Kathleen Curry, D-Gunnison, Sponsor of House Bill 1142
This House Bill ensures accountability of the oil and gas industry in reporting revenues and assist the state to accurately collect the right amount of severance tax from oil and gas extraction. The legislation passed unanimously through the House Local Government Committee on March 6 and is now headed to the House floor. The bill is designed to improve the flow of information to the Department of Revenue and the State Assessor’s office while protecting the business interests of the oil and gas industry. By allowing the Department of Revenue access to records concerning the amounts of minerals that oil and gas companies extract and sell, a new level of accountability is created. Currently, this information is not available and the DOR cannot verify that the state is collecting all severance tax revenue due.

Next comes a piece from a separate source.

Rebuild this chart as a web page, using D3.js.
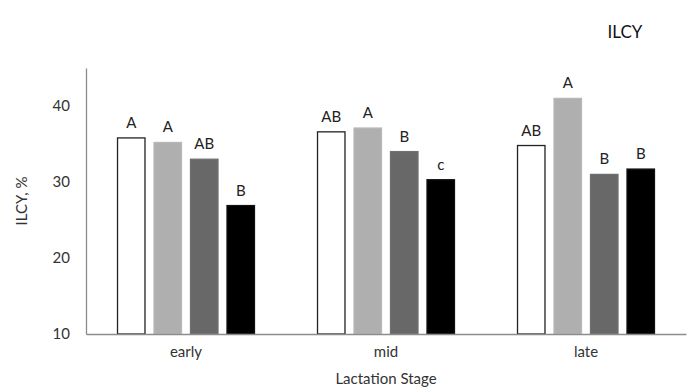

Ellen Roberts, R-Durango and Kathleen Curry, D-Gunnison, Co-sponsors of House Bill 1252
This bill is designed to offer property owners more protection for their surface rights. The bill has encountered resistance from oil and gas companies because of language that would make it “trespass” if mineral extractors disturb the land’s surface in an “unreasonable and excessive” manner. In any resulting litigation, the burden of proof would be placed on the mineral extractor to prove they did not disturb the land to that extent.

Dan Gibbs, D-Silverthorne, sponsor of House Bill 1298
This bill requires the COGCC to work with the State Division of Wildlife in the protection of wildlife.This bill was introduced in February and calls for new rules to limit habitat fragmentation caused by roads and closely spaced well pads.